%%
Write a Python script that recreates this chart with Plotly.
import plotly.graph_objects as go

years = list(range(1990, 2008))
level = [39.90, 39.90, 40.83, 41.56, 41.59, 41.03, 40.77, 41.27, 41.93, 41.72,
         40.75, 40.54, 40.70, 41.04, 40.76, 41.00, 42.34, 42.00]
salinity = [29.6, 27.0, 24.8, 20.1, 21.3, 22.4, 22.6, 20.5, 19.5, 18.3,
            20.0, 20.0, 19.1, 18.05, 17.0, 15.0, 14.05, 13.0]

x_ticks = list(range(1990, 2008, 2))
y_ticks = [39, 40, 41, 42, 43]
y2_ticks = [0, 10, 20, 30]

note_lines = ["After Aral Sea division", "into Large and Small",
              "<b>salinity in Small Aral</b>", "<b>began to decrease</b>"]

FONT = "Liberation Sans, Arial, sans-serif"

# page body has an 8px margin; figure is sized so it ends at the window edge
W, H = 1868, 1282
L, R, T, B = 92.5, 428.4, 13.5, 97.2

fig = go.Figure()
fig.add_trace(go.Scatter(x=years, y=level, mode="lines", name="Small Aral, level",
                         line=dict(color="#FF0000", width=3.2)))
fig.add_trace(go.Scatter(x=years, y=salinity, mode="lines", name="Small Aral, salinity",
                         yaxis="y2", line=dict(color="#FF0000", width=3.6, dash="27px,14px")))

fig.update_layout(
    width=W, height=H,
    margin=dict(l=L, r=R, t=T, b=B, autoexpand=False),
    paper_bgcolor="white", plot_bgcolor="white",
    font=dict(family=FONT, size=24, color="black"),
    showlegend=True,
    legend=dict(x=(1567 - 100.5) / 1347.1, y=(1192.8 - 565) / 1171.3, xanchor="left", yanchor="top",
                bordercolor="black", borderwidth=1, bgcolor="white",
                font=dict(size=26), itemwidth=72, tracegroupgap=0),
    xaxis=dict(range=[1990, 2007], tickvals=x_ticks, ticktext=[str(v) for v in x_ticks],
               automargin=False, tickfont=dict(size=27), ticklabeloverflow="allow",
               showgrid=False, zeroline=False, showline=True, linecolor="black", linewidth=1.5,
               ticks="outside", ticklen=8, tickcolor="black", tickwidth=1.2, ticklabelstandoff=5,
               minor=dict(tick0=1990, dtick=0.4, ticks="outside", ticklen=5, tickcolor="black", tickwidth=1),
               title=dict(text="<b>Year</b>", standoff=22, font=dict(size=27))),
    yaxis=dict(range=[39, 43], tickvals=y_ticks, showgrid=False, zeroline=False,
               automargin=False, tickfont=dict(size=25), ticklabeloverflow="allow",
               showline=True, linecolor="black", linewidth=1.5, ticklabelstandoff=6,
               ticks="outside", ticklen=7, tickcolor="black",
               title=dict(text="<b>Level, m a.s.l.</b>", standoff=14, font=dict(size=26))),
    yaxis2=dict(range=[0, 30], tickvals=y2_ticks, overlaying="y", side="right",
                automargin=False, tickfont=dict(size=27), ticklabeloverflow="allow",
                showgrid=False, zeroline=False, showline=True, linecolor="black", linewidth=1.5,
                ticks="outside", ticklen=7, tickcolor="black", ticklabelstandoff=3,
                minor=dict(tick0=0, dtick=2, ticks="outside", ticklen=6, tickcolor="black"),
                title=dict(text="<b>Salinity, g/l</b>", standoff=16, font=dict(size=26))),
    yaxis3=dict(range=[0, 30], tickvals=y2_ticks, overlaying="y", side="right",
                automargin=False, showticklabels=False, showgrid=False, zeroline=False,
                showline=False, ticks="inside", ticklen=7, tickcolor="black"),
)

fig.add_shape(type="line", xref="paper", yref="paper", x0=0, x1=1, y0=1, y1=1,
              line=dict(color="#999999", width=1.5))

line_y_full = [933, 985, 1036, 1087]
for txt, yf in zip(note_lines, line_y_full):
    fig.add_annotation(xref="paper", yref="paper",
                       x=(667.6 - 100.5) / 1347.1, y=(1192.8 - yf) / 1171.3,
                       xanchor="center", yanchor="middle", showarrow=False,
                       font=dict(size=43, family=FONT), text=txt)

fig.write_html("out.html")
%%
%%
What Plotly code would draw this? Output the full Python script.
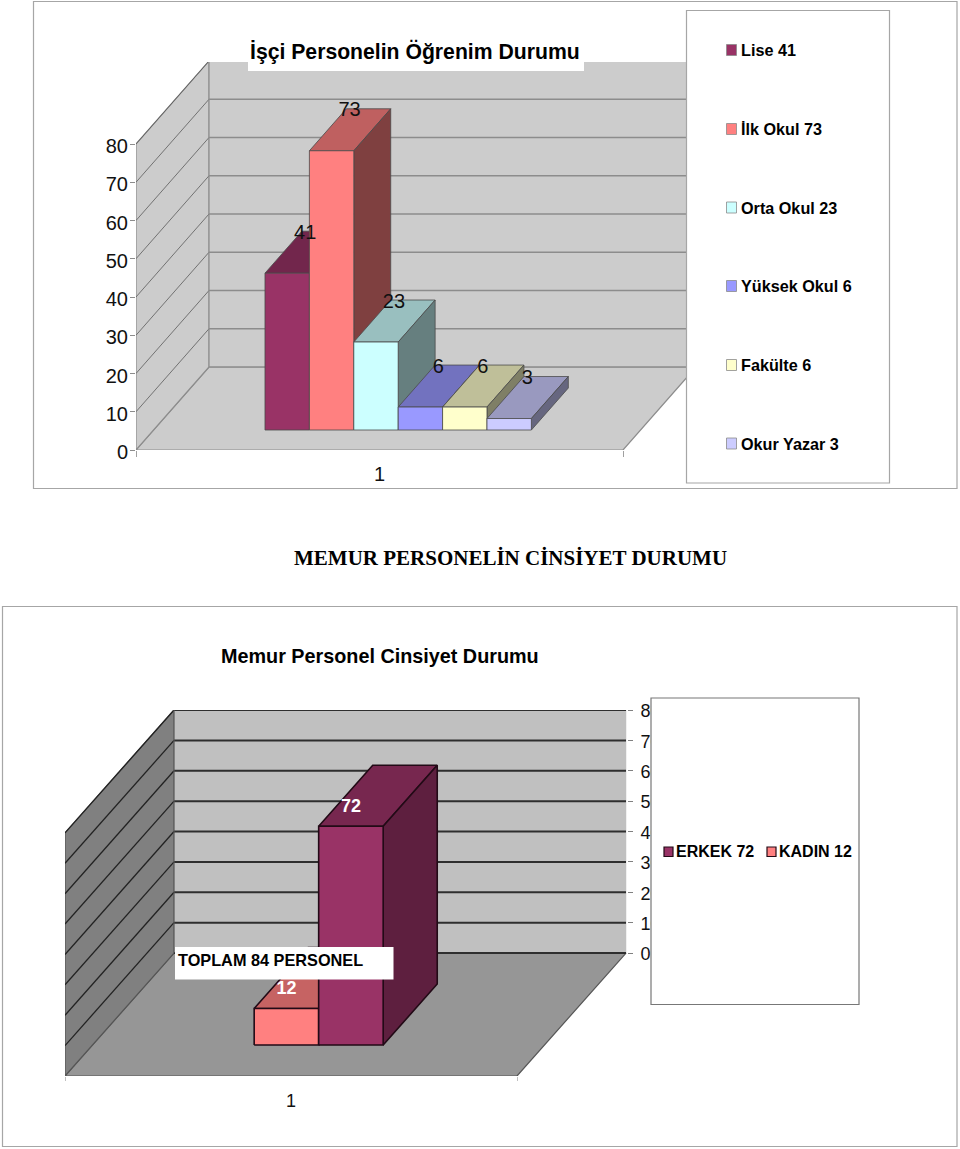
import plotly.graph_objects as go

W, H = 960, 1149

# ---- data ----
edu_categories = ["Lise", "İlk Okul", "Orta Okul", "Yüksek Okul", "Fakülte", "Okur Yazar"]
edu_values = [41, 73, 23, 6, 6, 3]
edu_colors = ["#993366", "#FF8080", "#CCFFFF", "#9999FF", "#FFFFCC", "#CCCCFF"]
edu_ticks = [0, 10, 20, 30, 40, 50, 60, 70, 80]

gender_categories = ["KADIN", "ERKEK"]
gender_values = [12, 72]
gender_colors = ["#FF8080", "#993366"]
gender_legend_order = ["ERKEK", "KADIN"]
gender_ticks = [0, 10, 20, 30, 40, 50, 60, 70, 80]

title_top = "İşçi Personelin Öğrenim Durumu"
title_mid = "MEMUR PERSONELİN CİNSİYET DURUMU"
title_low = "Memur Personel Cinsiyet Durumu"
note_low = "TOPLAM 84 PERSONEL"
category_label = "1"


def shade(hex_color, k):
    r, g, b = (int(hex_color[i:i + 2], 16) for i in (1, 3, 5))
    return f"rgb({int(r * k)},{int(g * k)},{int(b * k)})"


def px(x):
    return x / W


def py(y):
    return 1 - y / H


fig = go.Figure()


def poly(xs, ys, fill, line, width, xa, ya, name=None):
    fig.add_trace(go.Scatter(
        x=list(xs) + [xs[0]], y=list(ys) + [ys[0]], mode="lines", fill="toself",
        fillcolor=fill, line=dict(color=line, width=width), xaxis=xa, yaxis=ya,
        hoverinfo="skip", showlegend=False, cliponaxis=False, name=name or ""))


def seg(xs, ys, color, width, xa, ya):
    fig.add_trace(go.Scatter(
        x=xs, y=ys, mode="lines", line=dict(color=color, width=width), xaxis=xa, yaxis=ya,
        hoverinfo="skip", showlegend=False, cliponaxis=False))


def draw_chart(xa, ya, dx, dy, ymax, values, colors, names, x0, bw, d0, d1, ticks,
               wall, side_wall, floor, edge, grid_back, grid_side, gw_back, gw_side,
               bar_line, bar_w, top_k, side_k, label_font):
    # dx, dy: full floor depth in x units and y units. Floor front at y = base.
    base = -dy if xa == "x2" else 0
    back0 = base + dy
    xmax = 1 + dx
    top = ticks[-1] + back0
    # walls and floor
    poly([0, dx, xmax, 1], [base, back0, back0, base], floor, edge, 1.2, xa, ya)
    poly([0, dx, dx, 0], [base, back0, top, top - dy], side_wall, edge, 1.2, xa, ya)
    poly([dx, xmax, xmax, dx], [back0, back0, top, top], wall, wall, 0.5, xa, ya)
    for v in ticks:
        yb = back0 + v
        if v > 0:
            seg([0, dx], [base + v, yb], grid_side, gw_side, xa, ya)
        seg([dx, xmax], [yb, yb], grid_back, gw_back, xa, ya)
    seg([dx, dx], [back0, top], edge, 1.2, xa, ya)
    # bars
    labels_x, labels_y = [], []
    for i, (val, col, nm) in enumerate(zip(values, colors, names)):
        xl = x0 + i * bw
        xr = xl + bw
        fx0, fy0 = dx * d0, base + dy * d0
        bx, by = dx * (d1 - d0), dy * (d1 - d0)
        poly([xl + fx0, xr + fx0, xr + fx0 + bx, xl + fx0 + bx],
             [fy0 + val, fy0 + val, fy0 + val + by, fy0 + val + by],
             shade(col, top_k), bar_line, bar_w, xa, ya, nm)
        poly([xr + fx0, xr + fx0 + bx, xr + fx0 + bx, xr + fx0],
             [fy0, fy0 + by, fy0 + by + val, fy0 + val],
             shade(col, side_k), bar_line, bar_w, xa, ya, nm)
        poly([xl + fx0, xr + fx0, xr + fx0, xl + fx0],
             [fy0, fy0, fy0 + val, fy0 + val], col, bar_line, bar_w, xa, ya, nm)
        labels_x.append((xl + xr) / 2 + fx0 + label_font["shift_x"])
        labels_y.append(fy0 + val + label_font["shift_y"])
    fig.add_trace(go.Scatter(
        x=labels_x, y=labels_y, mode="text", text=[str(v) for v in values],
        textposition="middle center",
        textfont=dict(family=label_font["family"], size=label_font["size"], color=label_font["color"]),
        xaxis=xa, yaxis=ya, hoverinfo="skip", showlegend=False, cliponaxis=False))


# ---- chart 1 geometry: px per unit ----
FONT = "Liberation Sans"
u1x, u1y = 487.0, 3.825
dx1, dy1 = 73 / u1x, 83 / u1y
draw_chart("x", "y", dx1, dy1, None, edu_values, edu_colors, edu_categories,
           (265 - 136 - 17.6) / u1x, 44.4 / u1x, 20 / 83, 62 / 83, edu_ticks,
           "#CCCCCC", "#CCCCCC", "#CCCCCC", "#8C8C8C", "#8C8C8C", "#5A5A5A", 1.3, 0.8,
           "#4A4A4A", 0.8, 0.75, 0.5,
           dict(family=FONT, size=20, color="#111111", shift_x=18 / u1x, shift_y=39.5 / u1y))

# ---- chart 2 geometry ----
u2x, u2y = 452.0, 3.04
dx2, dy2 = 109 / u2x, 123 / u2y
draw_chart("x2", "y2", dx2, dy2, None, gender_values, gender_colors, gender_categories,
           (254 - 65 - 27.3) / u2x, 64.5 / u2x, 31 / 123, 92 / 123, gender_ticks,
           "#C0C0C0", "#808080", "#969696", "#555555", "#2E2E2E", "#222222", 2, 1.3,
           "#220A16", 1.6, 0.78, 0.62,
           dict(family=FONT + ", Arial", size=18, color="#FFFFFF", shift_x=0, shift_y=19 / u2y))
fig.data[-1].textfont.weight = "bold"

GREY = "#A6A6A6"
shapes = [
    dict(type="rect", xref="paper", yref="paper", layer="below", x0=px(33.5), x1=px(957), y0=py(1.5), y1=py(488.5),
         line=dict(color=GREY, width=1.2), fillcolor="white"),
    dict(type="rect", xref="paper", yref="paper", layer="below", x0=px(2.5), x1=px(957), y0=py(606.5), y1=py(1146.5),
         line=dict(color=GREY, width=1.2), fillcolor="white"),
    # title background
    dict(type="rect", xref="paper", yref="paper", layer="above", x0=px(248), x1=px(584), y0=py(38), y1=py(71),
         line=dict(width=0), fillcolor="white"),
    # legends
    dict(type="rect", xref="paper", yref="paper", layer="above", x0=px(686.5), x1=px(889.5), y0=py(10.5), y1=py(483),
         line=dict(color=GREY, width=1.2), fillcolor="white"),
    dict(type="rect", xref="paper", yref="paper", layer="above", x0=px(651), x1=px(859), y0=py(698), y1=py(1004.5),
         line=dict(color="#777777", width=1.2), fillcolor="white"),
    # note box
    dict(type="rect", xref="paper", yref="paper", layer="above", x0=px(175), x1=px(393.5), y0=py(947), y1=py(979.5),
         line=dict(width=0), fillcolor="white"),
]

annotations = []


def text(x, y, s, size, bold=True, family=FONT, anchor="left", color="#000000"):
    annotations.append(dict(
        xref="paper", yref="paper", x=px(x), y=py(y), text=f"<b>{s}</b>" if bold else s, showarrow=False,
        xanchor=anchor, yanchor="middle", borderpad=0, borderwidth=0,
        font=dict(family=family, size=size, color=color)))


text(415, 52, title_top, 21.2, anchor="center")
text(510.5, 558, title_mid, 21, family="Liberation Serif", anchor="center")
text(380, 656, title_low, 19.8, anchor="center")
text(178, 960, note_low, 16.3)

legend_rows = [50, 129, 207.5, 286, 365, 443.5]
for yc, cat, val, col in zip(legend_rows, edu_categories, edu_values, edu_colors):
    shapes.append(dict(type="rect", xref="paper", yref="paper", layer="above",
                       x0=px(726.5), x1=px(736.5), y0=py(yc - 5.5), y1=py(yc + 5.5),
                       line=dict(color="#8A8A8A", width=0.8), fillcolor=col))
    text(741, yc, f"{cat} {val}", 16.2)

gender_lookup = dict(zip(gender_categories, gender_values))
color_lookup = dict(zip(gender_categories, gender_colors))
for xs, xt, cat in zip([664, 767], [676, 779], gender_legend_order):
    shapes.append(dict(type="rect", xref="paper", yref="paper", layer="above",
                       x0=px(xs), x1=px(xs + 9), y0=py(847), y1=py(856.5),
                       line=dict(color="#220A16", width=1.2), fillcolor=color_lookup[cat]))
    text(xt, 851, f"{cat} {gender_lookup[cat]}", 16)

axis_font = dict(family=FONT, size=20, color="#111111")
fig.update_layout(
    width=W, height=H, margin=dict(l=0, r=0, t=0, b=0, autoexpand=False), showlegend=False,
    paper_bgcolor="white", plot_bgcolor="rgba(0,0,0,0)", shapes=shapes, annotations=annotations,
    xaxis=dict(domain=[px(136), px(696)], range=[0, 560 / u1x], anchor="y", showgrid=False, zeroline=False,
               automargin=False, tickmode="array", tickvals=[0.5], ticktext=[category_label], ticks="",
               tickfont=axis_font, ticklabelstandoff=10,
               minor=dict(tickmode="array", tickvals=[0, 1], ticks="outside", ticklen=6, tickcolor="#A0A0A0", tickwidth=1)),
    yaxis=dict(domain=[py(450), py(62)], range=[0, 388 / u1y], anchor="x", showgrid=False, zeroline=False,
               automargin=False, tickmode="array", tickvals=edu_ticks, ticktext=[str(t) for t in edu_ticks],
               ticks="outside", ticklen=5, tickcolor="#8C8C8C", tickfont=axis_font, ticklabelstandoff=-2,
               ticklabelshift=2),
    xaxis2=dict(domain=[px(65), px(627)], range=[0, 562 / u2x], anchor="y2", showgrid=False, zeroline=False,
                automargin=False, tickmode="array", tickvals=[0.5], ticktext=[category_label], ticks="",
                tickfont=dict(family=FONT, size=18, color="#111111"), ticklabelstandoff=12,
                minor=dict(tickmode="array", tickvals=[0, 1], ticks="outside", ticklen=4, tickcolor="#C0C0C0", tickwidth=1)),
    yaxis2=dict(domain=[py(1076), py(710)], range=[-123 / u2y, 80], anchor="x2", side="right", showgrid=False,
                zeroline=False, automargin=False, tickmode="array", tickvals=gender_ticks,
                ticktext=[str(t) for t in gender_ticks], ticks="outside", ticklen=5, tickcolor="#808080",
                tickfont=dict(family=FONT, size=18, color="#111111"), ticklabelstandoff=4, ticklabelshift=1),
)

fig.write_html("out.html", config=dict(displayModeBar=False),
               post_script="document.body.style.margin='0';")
%%
WRITTEN REQUEST >> Among the records above, locate the line containing "What Plotly code" and the line containing "edu_ticks = [0, 10, 20, 30, 40, 50, 60, 70, 80]", then transcribe exactly the lines starting at the first and ending at the second, with no pictures.

THE RESULT >>
What Plotly code would draw this? Output the full Python script.
import plotly.graph_objects as go

W, H = 960, 1149

# ---- data ----
edu_categories = ["Lise", "İlk Okul", "Orta Okul", "Yüksek Okul", "Fakülte", "Okur Yazar"]
edu_values = [41, 73, 23, 6, 6, 3]
edu_colors = ["#993366", "#FF8080", "#CCFFFF", "#9999FF", "#FFFFCC", "#CCCCFF"]
edu_ticks = [0, 10, 20, 30, 40, 50, 60, 70, 80]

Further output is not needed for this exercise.